Salon expert Liz McKeon explains how the road to a lucrative new year begins with a brilliant business plan
Business plans are like road maps; it is possible to travel without one, but it will only increase the likelihood of getting lost along the way. Entrepreneurs use business plans to help guide them. This is because a business plan will help you see the bigger picture, plan ahead, make important decisions, and improve the overall likelihood of success.
Why a business plan matters
A well-written business plan is an important tool because it gives the business owner the ability to lay out their goals and track their progress as the business continues to grow.
Formulating a business plan should be the first thing done when starting a new business and is always necessary for attracting investors.
The primary importance of a business plan is to help the business owner make better decisions. The practice of writing the business plan annually helps the salon owner to articulate their vision in realistic terms and better determine if there are any gaps in the strategy for business growth.
The discipline of writing and updating your salon business plan is also to avoid making big and costly mistakes, as every section of a business plan can help spot some of those potentially critical mistakes before they arise.
Many salon businesses are created out of passion and while passion can be a great motivator, it is not a guarantee of long-term success. Planning how to turn that vision into a successful salon business is an important step between concept and reality. Your business plan can help to confirm that your idea also makes business sense. It can also help keep you accountable for your long-term vision and strategy. Sharing your vision helps ensure that all staff members are aligned with what you are doing and share the same understanding of your salon objectives. Having one in place allows you to easily share relevant sections with those you rely on to support the salon, including external professionals such as your accountant, freelancers, and mentors.
If you need to secure outside financing, such as from a bank, or are ever considering selling your salon in the future, you must be able to prove that your business is viable in the long run – your business plan is the most effective way of demonstrating this.
Writing a business plan can go a long way in helping you better understand your competition and the market you are operating in, demonstrating customer trends, potential business disruptions and other insights that aren’t always plainly visible.
Entrepreneurship is a risky business, but that risk becomes significantly more manageable once tested against a well-crafted business plan. Having to draw up revenue and expense projections, devising operational plans and understanding your market can all help reduce the risk factors of being a small business owner.
Approach your business plan as a living, breathing document. Ideally, create a master business plan, that is kept up to date based on your salon’s activity. You can then tailor that plan to a specific request or need without having to recreate it from scratch again.
Writing the business plan
The one universal aspect of every business plan is the inclusion of an executive summary, which is your document’s introduction to the reader, so be sure it is well constructed and start out with a compelling story.
Next, give a business overview, explain in detail your proposed services, products, and team requirements.

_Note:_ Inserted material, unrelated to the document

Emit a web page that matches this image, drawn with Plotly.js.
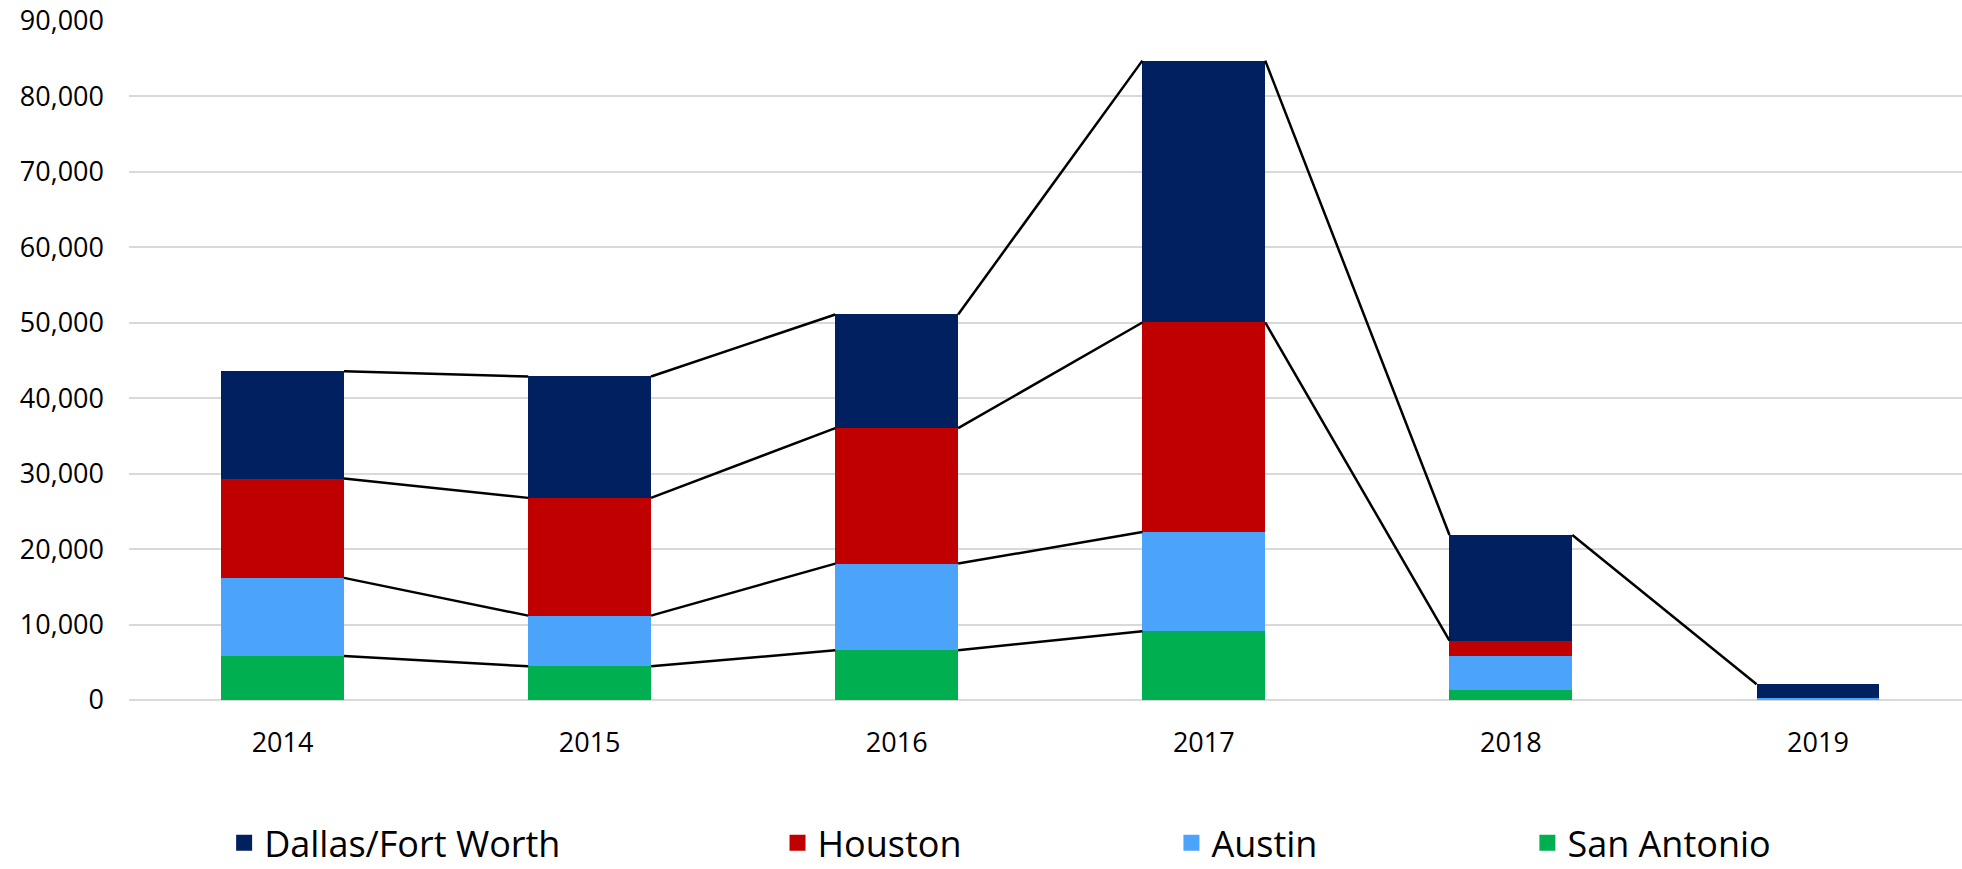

Remember to outline your marketing and sales plans, and seriously focus on financials.
Whether starting off or securing funding, clarifying your goals, or getting your team on the same page, business plans are invaluable for providing a pathway to salon success. Develop a plan that serves you, your business, and its future growth. Keep it up to date and focused on the elements vital to your success, including where you’ve been, where you want your business to go and how you plan to get there.
Finally, a great business plan doesn’t need to be expertly written to be effective, but it should be written so you can expertly execute it.